[Sapo lartist] (loc. exclam. COMPLIM.)
Longtemps avant que ne soient célébrés en chanson les Bretons et leurs chapeaux ronds, le chef était-il couvert afin de le protéger du soleil, des intempéries ou des mauvais coups toujours ennuyeux à prendre dessus.
Pétase de paille pour les Grecs antiques, pileus de feutre pour les Romains et les Schtroumpfs, Stetson aux bords courbés pour les cow-boys se ruant vers l’or : le chapeau est sur la tête de tout bonhomme depuis la nuit des temps.
Au XVIe siècle les femmes commencent à s’en couvrir et un siècle plus tard la mode s’en empare pour l’en faire accessoire; chapeau l’artiste prend alors de la consistance, s’installant sur l’ample geste de politesse qui consiste à s’en défaire pour saluer aussi bien une connaissance qu’une belle performance (à l’exception des Schtroumpfs qui n’ôtent jamais leur bonnet, mais ceci est une autre histoire).
S’il est totalement inutile de souligner de la parole ce révérencieux découvert cranio-céphalique (le geste se suffit à lui-même), c’est en des circonstances où l’on n’est pas chapeauté que prononcer chapeau l’artiste devient utile.
Au théâtre évidemment, attablé au restaurant ou encore lorsque passe l’omnibus à crôni. Dans ces trois cas l’on pourra louer le jeu, féliciter le maître queux ou saluer le trépassé avec un chapeau l’artiste respectueux.

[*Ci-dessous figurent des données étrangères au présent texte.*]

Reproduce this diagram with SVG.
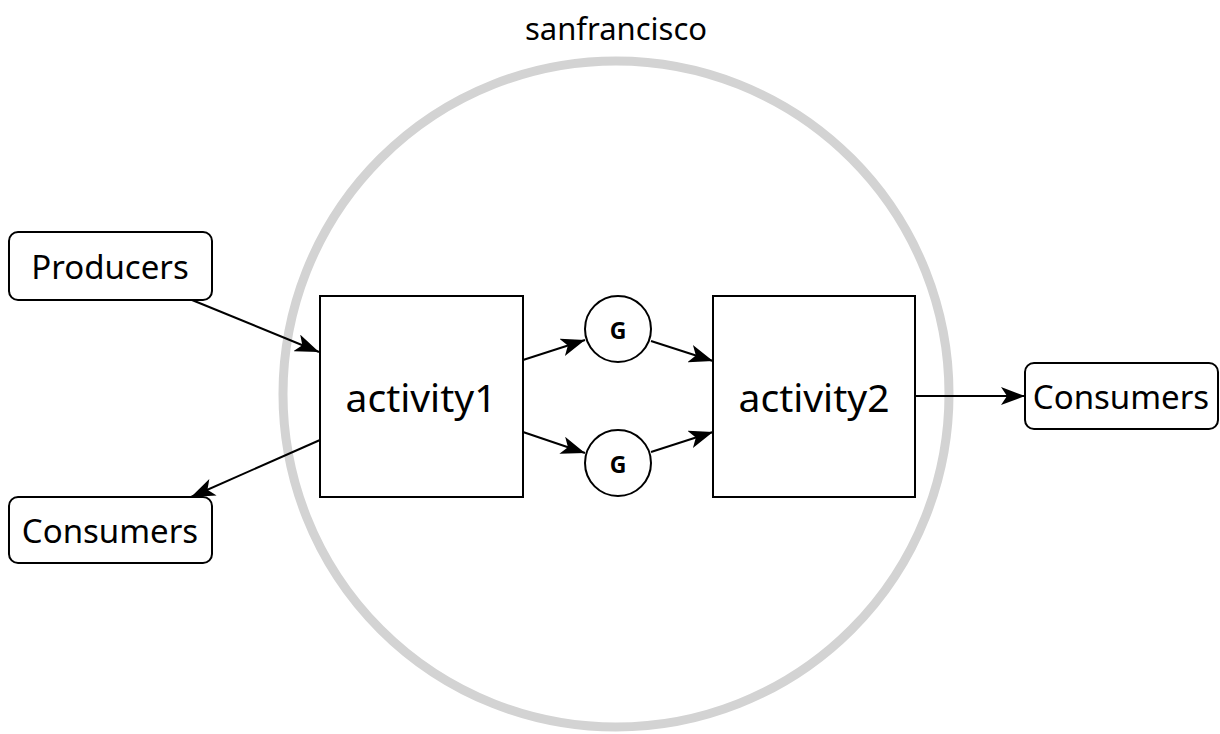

Une inutile querelle entre la discrète bourgeoisie de haut-de-forme et le petit peuple en béret confèrera à chapeau l’artiste un ton gouailleur, presque moqueur, sans que l’on puisse véritablement en expliquer le pourquoi. De distinguée la salutation deviendra plus piquante, trouvant dans les soliloques de comptoir et les discussions de tiercé le cadre de son plein épanouissement.
Ainsi les performances de Bellino II au prix d’Amérique seront-elles copieusement saluées d’un tonitruant chapeau l’artiste, tout comme un plus sophistiqué mais tout autant triomphant l’ai-je bien descendu de Cécile Sorel. Chapeau l’artiste est masculin et féminin.
À l’aube de la modernité, l’abandon par la police nationale du chapeau, du bicorne, du képi et de tout ce qui reposait sur le chef au profit d’une casquette singeant celle du premier joueur de base-ball venu mit le feu aux poudres.
Le chapeau tomba si bas dans la hiérarchie de l’indispensable que personne ne le ramassa.
Chapeau l’artiste devint expression surannée dans la foulée, pas même remplacée par un casquette l’artiste qui n’aurait, quoi qu’il en soit, pas survécu au moindre wesh laudatif ou à « trop bien » comme superlatif.